ECJ: No fixed establishment of German company on the basis of service contract with Romanian group company

The European Court of Justice held that a German resident company (limited partnership) has no establishment for VAT purposes in Romania under a service contract with a Romanian group company. The court also addressed the question of the place of performance under the circumstances in the case referred.


The claimant in the main proceedings in Romania is Adient Ltd & Co. KG (‘Adient DE’) with its residence in Germany. It belongs to the Adient group, a global supplier to manufacturers in the automotive industry. It has a global network of manufacturing and assembly facilities which supply complete seating systems, modules, and components to original equipment manufacturers.

In June 2016, Adient DE concluded a contract with SC Adient Automotive România SRL (‘Adient RO’) – another company within the Adient group – to provide a comprehensive service consisting of both the manufacture and assembly of upholstery components, as well as ancillary and administrative services. In that respect, Adient RO has two establishments in Pitești and Ploiești (Romania), in which the relevant goods are manufactured for Adient DE.

Adient RO, as the service provider, considered that the place of supply of its services was in Germany at the place of the recipient of those services (Adient DE). Hence, it did not calculate and deduct any Romanian VAT. In contrast, the Romanian tax authorities concluded that Adient RO was required to collect VAT on its services supplied to Adient DE, since it considered the place of supply of those services to be in Romania. It also held that Adient DE had technical and human resources in Romania through two branches of Adient RO in Romania, with the result that it satisfied the conditions for a fixed establishment for VAT purposes in Romania. The Regional Court had therefore referred the case to the ECJ for a preliminary ruling.

ECJ decision

In answer to the first two questions, the ECJ states that, for the purposes of determining the place of supply of those services, it cannot be assumed that Adient DE has a fixed establishment in Romania solely because the two companies belong to the same group of companies or because there is a service contract between them (ECJ decision, paragraphs 38 - 54).

As regards the third and seventh questions the ECJ does not consider it relevant for the determination of the place of supply of services that a VATable business established in a Member State and receiving processing services supplied by a business established in another Member State has a structure in the latter Member State which is involved in the supply of the finished products resulting from those processing services (ECJ decision, paragraphs 55 – 72).

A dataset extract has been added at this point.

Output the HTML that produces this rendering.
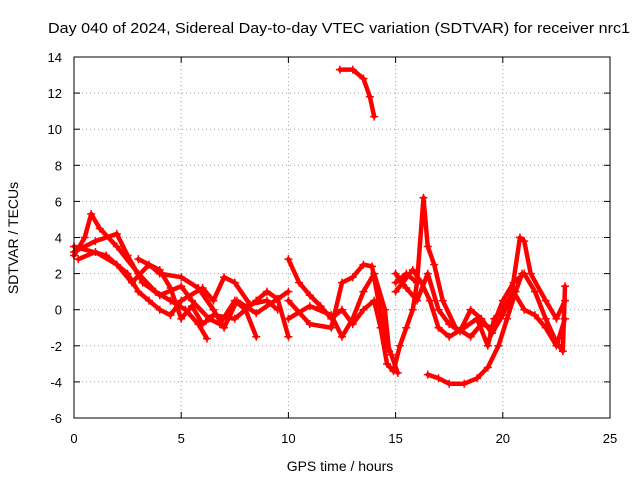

In the light of all the foregoing considerations, the ECJ answers the fourth to sixth and eighth questions: A taxable person established in a Member State (here: Adient DE) who receives services from a company established in another Member State (Adient RO) does not have a fixed establishment in Romania if the staff and technical resources at his disposal in that Member State are no different from those with which the services are supplied to the first company or if those staff and technical resources only ensure activities of a preparatory or auxiliary nature (ECJ decision, paragraphs 75 – 81).

The ECJ went on to say that the existence of a fixed establishment of the recipient of the services (Adient DE) therefore presupposes that it is possible to identify human and technical resources which are distinct from those used by the supplier for the fulfilment of its own supplies of services, and which are made available to the recipient to ensure that they are received and used in accordance with its own needs.

As to whether services ancillary to the manufacturing services may be taken into account, the ECJ has already held that preparatory or auxiliary activities needed for carrying out the undertaking’s tasks cannot lead to conclude that a fixed establishment exists (judgment of 28 June 2007, Planzer Luxembourg, C73/06). In the present case it appears that those activities, such as accepting delivery, management or inspection of the raw materials and finished products, quality control support or the placing of orders for the dispatch of the finished products, constitute preparatory or auxiliary activities in relation to the manufacturing activity carried out by Adient RO.

Note: It should be mentioned that this decision is in line with an earlier ECJ judgment in a similar case (C-333/20 Berlin Chemie A. Menarini SRL judgment of 7 April 2022).


ECJ judgment of 13 June 2024 C533/22 Adient.